Records:
◆ ◆ ◆ ◆

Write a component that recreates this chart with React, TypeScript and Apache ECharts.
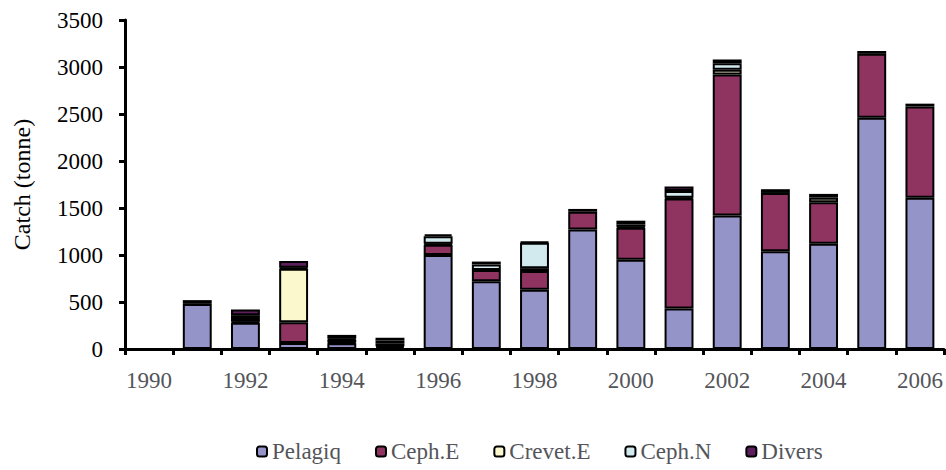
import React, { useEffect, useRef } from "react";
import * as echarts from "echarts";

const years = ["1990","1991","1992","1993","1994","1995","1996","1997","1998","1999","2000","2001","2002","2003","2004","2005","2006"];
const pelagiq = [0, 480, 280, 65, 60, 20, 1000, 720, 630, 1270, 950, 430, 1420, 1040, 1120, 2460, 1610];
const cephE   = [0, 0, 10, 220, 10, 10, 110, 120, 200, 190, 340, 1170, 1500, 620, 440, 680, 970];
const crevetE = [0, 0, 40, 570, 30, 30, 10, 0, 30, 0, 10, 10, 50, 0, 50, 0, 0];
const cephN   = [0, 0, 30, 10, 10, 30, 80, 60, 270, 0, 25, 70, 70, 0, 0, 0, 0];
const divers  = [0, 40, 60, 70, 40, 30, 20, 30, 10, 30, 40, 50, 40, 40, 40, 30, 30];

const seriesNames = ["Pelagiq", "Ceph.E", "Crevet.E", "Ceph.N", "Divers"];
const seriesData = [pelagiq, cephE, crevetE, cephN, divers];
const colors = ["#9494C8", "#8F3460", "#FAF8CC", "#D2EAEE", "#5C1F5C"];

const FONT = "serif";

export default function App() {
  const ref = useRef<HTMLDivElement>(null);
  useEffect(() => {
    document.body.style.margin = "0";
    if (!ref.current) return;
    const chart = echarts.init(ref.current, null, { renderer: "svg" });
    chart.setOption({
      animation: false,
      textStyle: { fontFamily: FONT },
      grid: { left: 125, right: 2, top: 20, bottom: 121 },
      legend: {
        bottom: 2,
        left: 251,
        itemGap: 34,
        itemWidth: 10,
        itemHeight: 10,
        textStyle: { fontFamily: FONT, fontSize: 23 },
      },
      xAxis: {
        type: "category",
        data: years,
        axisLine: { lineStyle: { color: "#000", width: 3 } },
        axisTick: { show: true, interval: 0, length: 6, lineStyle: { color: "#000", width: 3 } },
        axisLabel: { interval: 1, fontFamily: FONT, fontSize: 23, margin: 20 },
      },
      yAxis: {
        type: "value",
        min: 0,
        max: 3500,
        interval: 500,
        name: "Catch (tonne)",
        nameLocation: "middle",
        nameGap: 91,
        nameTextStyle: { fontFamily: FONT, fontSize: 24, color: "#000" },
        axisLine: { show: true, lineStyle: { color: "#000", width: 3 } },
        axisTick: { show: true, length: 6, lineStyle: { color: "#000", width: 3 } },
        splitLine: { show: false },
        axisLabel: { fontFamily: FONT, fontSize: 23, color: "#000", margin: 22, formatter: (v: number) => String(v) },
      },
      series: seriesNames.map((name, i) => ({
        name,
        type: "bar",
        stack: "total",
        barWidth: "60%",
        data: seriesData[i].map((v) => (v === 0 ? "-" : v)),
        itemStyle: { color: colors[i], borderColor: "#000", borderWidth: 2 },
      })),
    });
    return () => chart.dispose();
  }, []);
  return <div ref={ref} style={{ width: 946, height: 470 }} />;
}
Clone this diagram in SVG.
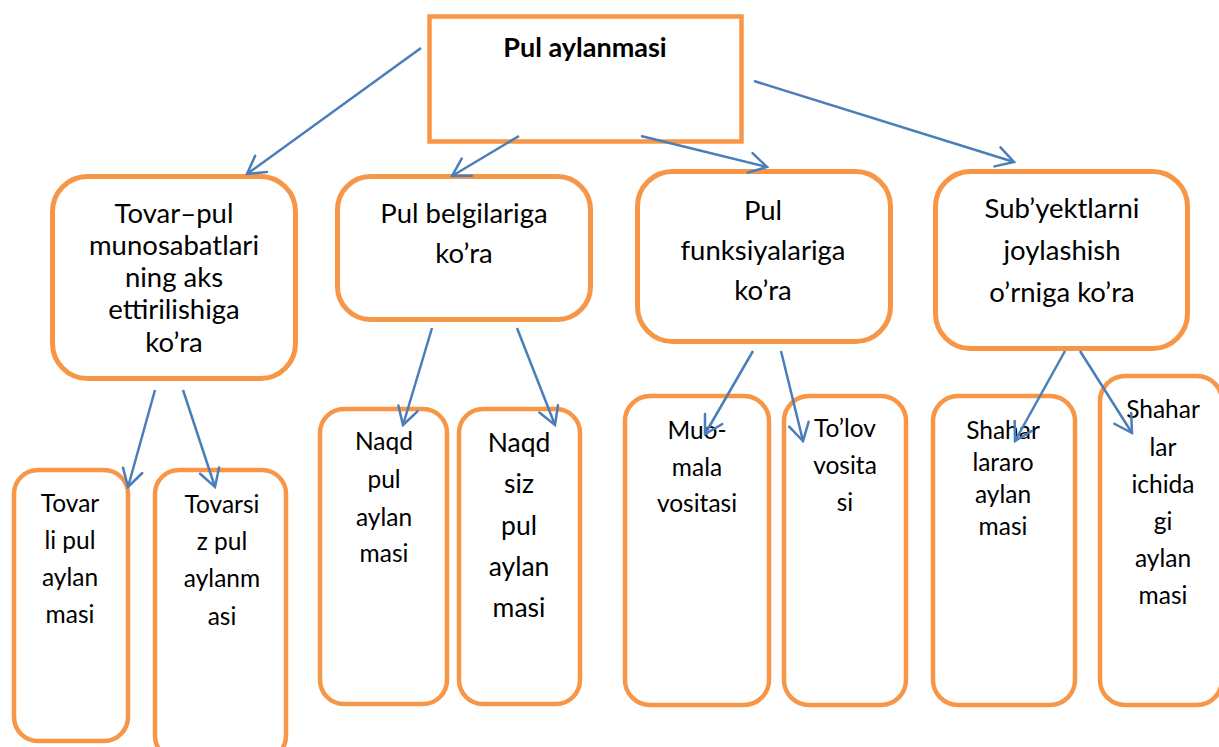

◆ ◆ ◆ ◆

What is expected: Every line of the data above should be quoted exactly. Omit the pictures.

Written response:
Write a component that recreates this chart with React, TypeScript and Apache ECharts.
import React, { useEffect, useRef } from "react";
import * as echarts from "echarts";

const years = ["1990","1991","1992","1993","1994","1995","1996","1997","1998","1999","2000","2001","2002","2003","2004","2005","2006"];
const pelagiq = [0, 480, 280, 65, 60, 20, 1000, 720, 630, 1270, 950, 430, 1420, 1040, 1120, 2460, 1610];
const cephE   = [0, 0, 10, 220, 10, 10, 110, 120, 200, 190, 340, 1170, 1500, 620, 440, 680, 970];
const crevetE = [0, 0, 40, 570, 30, 30, 10, 0, 30, 0, 10, 10, 50, 0, 50, 0, 0];
const cephN   = [0, 0, 30, 10, 10, 30, 80, 60, 270, 0, 25, 70, 70, 0, 0, 0, 0];
const divers  = [0, 40, 60, 70, 40, 30, 20, 30, 10, 30, 40, 50, 40, 40, 40, 30, 30];

const seriesNames = ["Pelagiq", "Ceph.E", "Crevet.E", "Ceph.N", "Divers"];
const seriesData = [pelagiq, cephE, crevetE, cephN, divers];
const colors = ["#9494C8", "#8F3460", "#FAF8CC", "#D2EAEE", "#5C1F5C"];

const FONT = "serif";

export default function App() {
  const ref = useRef<HTMLDivElement>(null);
  useEffect(() => {
    document.body.style.margin = "0";
    if (!ref.current) return;
    const chart = echarts.init(ref.current, null, { renderer: "svg" });
    chart.setOption({
      animation: false,
      textStyle: { fontFamily: FONT },
      grid: { left: 125, right: 2, top: 20, bottom: 121 },
      legend: {
        bottom: 2,
        left: 251,
        itemGap: 34,
        itemWidth: 10,
        itemHeight: 10,
        textStyle: { fontFamily: FONT, fontSize: 23 },
      },
      xAxis: {
        type: "category",
        data: years,
        axisLine: { lineStyle: { color: "#000", width: 3 } },
        axisTick: { show: true, interval: 0, length: 6, lineStyle: { color: "#000", width: 3 } },
        axisLabel: { interval: 1, fontFamily: FONT, fontSize: 23, margin: 20 },
      },
      yAxis: {
        type: "value",
        min: 0,
        max: 3500,
        interval: 500,
        name: "Catch (tonne)",
        nameLocation: "middle",
        nameGap: 91,
        nameTextStyle: { fontFamily: FONT, fontSize: 24, color: "#000" },
        axisLine: { show: true, lineStyle: { color: "#000", width: 3 } },
        axisTick: { show: true, length: 6, lineStyle: { color: "#000", width: 3 } },
        splitLine: { show: false },
        axisLabel: { fontFamily: FONT, fontSize: 23, color: "#000", margin: 22, formatter: (v: number) => String(v) },
      },
      series: seriesNames.map((name, i) => ({
        name,
        type: "bar",
        stack: "total",
        barWidth: "60%",
        data: seriesData[i].map((v) => (v === 0 ? "-" : v)),
        itemStyle: { color: colors[i], borderColor: "#000", borderWidth: 2 },
      })),
    });
    return () => chart.dispose();
  }, []);
  return <div ref={ref} style={{ width: 946, height: 470 }} />;
}
Clone this diagram in SVG.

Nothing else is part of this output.